First though, you should spend a few days googling around to check the CPU will work with the motherboard, the motherboard fits the case, the power supply is compatible, and that the RAM is compatible.
Last time I cheated somewhat by buying a “bare bones” system with case, PSU, motherboard and RAM on board. Added a SSD, hard disk, video card, operating system and all was sorted.
It’s a lot more complicated than this but get a desktop case; a power supply that fits into the case and has enough watts to properly power this beast - assuming one doesn’t come with the case OR the one that comes with the case isn’t powerful enough; a motherboard that fits into the case; a CPU with a heat sink, and RAM that are compatible with the motherboard; a hard drive controller card (if one isn’t already on the motherboard) that fits somewhere on the motherboard; a storage device that works with said controller card; a network interface card (NIC), WiFi card, or both- assuming that the motherboard doesn’t have them - that also fit on the motherboard; a Bluetooth card if you want it, or it isn’t on the motherboard or WiFi card; an audio card that fits, if there isn’t one on the motherboard; a video controller card if there isn’t one on the motherboard or you want two monitors; a card with those new USB 3 ports on them unless, of course the motherboard has them already; a keyboard and mouse; and one or two monitors depending on how many HDMI ports and cables you have. Plus, of course, any other accessories that you want.
The hard part is picking all this stuff out - knowing exactly what to get. Personally, I start with the CPU that I want and then look for motherboards that support said CPU. Most motherboards have a hardware compatibility list and I use that for just about everything else.

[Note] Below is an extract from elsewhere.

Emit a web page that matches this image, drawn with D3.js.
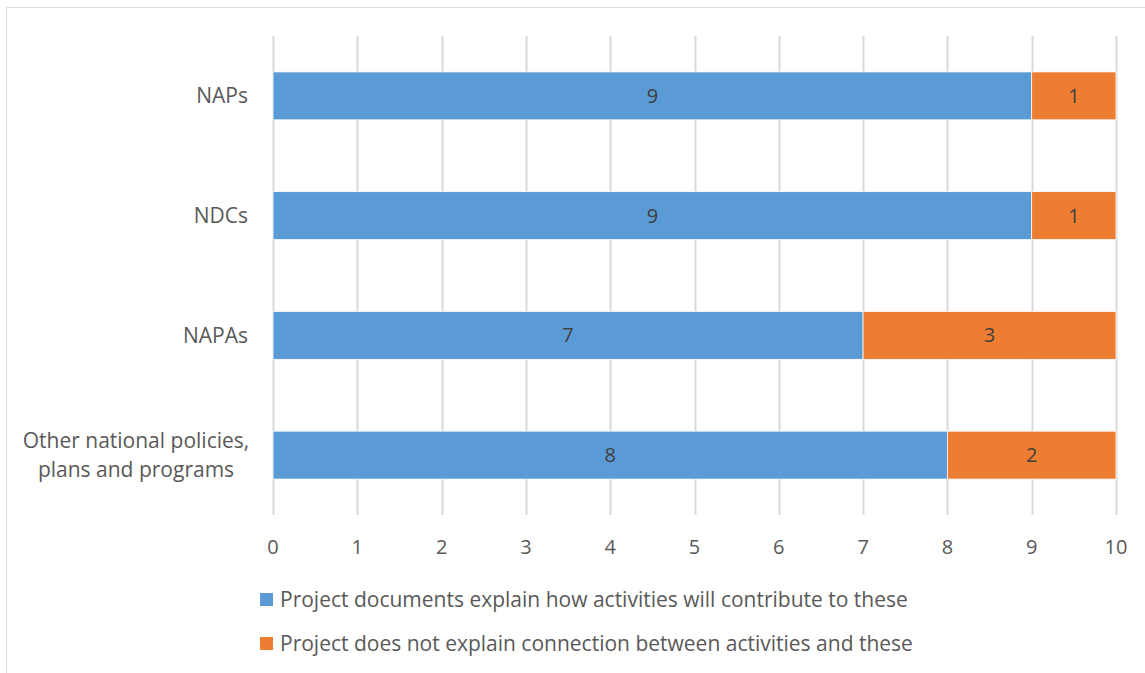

Putting it all together isn’t that bad because each big piece fits in a place that is designed such that only proper pieces can fit there. Not only that but there is only one way the piece fits in its proper place. Having said that, you will have to read the motherboard manual to figure out certain things like jumpers and the like.
You might have to mess with the BIOS. You’ll definitely have to install the operating system (OS). Then installing all of the device drivers which is especially fun if the graphics card and/or NIC/WiFi doesn’t work properly after the install of the OS.
And heaven forbid if you accidentally buy something but the motherboard DOES have it or it doesn’t fit on the motherboard (i.e. you bought the wrong type) and you have to pay the restocking fee for the return or exchange.
If you’re really going to do this, a good how to video starring your motherboard is in order too.